„Bezahlt wird nicht“: Isländer bleiben hart

In einem Referendum lehnen sie die Übernahme von Bankschulden ab — zum zweiten Mal.

Reykjavik. „Bezahlt wird nicht“: Die Isländer haben zum zweiten Mal den Titel eines legendären Theaterstücks auf ihre blauweißrote Fahne geschrieben.

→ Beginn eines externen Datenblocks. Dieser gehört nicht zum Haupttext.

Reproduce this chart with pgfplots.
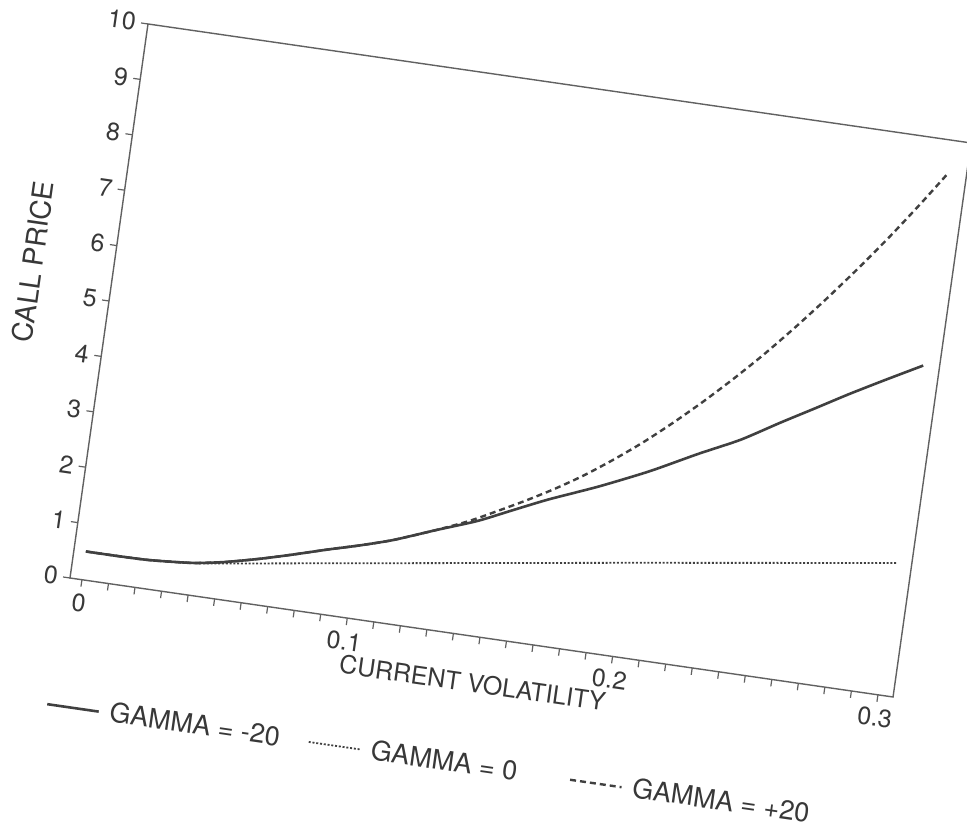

Denn die Wikinger-Nachfahren stimmten erneut dagegen, mit ihren Steuergeldern für die Auslandsschulden der 2008 pleitegegangenen Internetbank Icesave geradezustehen — gegen den Rat der Regierung und einer Mehrheit im Parlament.

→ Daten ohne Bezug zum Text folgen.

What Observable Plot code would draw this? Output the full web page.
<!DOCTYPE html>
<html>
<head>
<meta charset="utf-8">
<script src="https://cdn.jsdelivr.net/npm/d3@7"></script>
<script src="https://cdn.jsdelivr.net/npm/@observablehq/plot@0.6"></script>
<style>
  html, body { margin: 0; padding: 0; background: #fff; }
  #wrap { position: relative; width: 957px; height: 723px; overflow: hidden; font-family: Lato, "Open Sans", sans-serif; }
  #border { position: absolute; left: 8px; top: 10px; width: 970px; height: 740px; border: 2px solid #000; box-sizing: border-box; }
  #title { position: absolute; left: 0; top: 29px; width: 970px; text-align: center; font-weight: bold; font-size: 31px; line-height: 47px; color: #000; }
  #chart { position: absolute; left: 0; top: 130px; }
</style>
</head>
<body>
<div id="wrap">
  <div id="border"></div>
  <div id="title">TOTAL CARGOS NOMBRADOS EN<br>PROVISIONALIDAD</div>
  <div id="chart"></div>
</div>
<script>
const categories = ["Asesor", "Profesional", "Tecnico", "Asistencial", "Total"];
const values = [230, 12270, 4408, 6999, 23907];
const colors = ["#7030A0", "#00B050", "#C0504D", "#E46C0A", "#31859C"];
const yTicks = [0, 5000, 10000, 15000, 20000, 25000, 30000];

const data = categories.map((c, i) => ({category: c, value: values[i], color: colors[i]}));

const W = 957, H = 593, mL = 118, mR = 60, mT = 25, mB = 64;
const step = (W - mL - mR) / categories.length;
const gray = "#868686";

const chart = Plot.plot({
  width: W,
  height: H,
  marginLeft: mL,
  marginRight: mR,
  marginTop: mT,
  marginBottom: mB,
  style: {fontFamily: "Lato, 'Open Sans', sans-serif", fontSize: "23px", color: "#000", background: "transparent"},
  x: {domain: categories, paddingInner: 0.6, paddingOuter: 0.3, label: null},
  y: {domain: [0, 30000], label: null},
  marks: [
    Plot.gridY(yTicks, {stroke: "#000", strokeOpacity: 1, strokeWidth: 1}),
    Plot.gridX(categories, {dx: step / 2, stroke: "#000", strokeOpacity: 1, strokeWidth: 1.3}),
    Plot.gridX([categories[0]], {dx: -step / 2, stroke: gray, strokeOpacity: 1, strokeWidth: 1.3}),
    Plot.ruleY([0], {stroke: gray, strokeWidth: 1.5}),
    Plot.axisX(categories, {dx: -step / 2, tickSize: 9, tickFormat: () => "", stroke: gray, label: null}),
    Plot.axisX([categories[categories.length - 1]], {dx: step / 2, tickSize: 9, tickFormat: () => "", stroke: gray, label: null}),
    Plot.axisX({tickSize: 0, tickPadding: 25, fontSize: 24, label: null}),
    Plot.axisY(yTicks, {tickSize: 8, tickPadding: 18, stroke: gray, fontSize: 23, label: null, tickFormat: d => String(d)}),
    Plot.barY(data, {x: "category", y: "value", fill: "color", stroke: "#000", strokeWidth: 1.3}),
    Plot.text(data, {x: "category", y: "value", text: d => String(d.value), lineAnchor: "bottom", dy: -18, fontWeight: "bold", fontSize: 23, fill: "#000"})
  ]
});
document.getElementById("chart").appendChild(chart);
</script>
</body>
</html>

Schon beim ersten Referendum im März 2010 gab es eine beispiellose Mehrheit von 93 Prozent, die sich gegen die Schuldenübernahme aussprach. Am Wochenende stimmte immer noch eine deutliche Mehrheit von knapp 60 Prozent mit „Nein“ gegen die von Ministerpräsidentin Jóhanna Sigurdardóttir ausgehandelte Rückzahlungsvereinbarung mit den Niederlanden und Großbritannien.

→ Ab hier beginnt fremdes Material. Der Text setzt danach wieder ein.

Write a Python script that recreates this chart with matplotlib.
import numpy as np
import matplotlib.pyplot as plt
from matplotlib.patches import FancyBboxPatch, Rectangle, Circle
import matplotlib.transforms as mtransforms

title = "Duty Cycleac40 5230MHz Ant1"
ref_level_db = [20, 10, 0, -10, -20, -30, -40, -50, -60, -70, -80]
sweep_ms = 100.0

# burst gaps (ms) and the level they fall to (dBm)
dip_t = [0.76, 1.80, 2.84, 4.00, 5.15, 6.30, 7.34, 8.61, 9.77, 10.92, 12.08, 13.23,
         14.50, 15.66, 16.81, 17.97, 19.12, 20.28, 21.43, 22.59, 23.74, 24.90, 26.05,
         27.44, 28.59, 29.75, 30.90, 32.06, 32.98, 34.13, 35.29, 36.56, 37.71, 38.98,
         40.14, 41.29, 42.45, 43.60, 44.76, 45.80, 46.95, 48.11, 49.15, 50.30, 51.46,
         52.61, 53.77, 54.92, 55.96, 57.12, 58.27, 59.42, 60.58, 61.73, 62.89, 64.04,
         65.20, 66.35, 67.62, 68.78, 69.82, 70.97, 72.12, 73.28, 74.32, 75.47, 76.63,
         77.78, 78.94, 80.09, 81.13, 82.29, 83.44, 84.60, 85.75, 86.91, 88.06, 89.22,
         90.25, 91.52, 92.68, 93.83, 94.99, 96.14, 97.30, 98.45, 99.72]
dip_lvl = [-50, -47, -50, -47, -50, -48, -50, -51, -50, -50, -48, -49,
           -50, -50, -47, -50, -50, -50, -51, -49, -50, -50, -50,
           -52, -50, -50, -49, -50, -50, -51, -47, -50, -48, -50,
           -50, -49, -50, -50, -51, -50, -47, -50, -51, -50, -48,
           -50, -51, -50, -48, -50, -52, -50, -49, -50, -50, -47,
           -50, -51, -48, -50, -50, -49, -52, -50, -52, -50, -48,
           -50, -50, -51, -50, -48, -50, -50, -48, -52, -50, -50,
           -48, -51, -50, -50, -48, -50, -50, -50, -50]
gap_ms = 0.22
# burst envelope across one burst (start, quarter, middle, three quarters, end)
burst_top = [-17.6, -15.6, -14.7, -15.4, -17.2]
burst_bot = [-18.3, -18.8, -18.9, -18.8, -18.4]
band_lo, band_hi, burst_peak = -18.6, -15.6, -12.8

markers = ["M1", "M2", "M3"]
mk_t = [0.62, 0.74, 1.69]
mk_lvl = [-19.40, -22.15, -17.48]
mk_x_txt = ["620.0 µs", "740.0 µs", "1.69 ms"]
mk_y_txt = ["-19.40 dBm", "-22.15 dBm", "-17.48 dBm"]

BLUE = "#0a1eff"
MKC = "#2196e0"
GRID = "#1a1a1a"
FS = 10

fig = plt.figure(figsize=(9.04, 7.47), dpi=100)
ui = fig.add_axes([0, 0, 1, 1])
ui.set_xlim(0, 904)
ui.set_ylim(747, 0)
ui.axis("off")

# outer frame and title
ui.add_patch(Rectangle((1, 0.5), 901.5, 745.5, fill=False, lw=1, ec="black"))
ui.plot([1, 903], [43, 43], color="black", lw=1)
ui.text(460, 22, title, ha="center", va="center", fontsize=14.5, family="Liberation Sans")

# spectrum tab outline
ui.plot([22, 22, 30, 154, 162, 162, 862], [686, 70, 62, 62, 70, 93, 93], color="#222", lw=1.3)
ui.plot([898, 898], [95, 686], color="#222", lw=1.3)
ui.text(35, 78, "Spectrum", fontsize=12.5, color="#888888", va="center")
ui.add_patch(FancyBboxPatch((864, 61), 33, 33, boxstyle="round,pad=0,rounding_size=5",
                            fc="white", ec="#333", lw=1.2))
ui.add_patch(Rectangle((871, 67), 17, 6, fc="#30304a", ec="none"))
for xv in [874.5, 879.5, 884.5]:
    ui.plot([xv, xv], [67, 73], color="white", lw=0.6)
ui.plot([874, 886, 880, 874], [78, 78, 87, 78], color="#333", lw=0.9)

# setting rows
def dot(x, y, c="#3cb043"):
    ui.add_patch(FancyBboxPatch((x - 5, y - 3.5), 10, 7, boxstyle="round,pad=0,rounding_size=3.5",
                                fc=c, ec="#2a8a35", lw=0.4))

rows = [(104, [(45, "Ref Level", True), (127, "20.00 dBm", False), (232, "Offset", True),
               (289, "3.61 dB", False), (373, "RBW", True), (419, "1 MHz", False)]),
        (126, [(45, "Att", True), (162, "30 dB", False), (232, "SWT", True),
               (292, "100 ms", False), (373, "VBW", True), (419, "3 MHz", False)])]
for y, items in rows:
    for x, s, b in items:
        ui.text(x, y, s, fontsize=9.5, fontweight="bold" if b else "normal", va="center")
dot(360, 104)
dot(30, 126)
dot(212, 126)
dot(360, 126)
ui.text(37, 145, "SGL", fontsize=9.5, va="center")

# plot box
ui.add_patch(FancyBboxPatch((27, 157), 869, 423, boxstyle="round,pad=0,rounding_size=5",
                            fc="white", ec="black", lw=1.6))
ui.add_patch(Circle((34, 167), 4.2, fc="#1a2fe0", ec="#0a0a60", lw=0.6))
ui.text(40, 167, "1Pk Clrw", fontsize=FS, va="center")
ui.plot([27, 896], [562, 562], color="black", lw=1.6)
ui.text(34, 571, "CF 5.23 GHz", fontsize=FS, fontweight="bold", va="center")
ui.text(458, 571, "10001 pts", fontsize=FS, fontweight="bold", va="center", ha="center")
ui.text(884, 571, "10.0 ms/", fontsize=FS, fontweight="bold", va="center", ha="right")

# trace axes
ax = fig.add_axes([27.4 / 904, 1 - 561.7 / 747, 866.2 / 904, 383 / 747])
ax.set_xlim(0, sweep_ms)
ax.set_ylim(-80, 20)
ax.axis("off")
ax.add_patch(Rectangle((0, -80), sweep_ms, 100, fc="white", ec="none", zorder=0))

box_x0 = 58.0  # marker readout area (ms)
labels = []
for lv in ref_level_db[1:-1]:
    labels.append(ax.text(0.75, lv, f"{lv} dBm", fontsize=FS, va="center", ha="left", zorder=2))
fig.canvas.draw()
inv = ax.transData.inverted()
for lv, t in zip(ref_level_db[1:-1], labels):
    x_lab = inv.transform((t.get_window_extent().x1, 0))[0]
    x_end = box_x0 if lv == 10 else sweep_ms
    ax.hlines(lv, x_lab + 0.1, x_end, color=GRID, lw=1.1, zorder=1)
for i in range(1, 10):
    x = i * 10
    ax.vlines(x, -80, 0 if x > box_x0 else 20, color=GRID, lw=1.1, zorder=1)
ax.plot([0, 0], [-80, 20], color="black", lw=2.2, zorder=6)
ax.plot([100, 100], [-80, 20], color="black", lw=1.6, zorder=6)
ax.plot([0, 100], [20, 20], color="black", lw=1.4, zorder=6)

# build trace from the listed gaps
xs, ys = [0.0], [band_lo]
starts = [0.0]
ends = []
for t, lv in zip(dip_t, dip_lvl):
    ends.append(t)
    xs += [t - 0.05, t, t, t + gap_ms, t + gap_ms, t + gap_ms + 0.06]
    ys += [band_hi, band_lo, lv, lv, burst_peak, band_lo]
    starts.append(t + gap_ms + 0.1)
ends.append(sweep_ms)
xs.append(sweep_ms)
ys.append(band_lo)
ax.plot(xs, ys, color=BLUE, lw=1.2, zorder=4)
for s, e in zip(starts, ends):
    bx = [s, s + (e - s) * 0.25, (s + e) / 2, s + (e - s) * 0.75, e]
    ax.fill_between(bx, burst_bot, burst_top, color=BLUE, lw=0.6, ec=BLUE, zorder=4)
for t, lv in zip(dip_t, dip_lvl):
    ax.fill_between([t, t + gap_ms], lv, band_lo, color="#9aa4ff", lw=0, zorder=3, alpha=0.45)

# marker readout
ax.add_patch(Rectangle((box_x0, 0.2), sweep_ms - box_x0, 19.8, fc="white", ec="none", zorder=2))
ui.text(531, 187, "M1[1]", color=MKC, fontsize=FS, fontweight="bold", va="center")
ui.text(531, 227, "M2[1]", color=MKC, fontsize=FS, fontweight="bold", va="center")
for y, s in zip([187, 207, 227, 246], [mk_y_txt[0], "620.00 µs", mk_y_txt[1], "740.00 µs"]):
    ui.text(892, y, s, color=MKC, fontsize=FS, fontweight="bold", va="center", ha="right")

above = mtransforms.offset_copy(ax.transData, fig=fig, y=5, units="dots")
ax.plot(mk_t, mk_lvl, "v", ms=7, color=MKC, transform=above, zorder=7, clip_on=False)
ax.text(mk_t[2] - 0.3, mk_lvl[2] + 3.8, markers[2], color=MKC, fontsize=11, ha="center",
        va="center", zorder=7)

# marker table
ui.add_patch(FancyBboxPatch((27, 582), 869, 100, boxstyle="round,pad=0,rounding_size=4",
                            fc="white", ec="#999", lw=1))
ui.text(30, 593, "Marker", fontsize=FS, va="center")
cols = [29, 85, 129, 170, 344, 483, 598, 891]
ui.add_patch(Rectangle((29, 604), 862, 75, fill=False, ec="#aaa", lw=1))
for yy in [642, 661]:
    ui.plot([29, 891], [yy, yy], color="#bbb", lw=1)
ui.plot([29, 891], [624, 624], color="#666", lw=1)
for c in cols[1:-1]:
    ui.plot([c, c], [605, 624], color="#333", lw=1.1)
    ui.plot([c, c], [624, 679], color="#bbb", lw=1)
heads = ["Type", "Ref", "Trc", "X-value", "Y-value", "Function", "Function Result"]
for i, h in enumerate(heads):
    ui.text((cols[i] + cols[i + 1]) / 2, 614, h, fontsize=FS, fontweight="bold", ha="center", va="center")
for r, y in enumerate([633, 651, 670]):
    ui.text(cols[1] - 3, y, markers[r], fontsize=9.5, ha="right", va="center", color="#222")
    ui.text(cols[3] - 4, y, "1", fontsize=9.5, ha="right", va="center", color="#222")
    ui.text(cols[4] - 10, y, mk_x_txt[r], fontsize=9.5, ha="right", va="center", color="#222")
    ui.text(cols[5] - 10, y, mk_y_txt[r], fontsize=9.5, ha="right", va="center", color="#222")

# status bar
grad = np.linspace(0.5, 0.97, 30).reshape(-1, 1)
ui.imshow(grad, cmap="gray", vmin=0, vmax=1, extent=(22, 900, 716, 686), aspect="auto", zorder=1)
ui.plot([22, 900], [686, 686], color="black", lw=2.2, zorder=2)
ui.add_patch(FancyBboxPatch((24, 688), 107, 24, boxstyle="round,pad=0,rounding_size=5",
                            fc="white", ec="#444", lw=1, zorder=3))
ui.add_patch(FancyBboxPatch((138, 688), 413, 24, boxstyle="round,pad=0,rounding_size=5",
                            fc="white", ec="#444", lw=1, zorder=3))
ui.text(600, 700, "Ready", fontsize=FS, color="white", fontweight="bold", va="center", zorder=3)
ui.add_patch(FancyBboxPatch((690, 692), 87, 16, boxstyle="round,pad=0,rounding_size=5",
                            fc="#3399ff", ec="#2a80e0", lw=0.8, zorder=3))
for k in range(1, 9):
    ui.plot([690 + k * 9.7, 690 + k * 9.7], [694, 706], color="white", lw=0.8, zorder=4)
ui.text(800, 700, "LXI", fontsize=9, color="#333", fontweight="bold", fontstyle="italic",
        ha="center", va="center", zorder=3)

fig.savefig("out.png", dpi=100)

Die Regierungen dort hatten nach der Icesave-Pleite 340 000 Kunden aus ihren Ländern 3,8 Milliarden Euro an Einlagen erstattet. Dieses Geld verlangen sie von Island zurück. Für die Inselrepublik mit ihren 320 000 Bürgern alles andere als eine Kleinigkeit: Die Icesave-Schulden übersteigen einen kompletten Staatshaushalt.

Einer Mehrheit der Isländer leuchtet nicht ein, dass sie nach dem Zusammenbruch ihres Bankwesens mit drastischen Sparmaßnahmen und massiv gestiegener Arbeitslosigkeit auch noch für Auslandsschulden gescheiterter Banker aus ihren Steuergeldern aufkommen sollen.

Aber das kleine Land ist zur wirtschaftlichen Gesundung auf internationale Kredite angewiesen. Sigurdardóttir will die Nordatlantikinsel möglichst schnell in die EU bringen. Dafür braucht man auch das Wohlwollen in London und Den Haag. Die Sozialdemokratin äußerte sich entsetzt über das neue „Nein“ der Bürger. Dies sei die „schlechteste aller denkbaren Möglichkeiten“. Sie warnte vor der Gefahr von wirtschaftlichem Chaos.

Die Folgen des Referendums sind nicht absehbar. Sigurdardóttir hatte gewarnt, dass Kredite spärlicher fließen und die EU-Länder sich in den Beitrittsverhandlungen weniger aufnahmefreundlich zeigen könnten. Der Streit mit Briten und Niederländern dürfte nun den Efta-Gerichtshof in Luxemburg beschäftigen.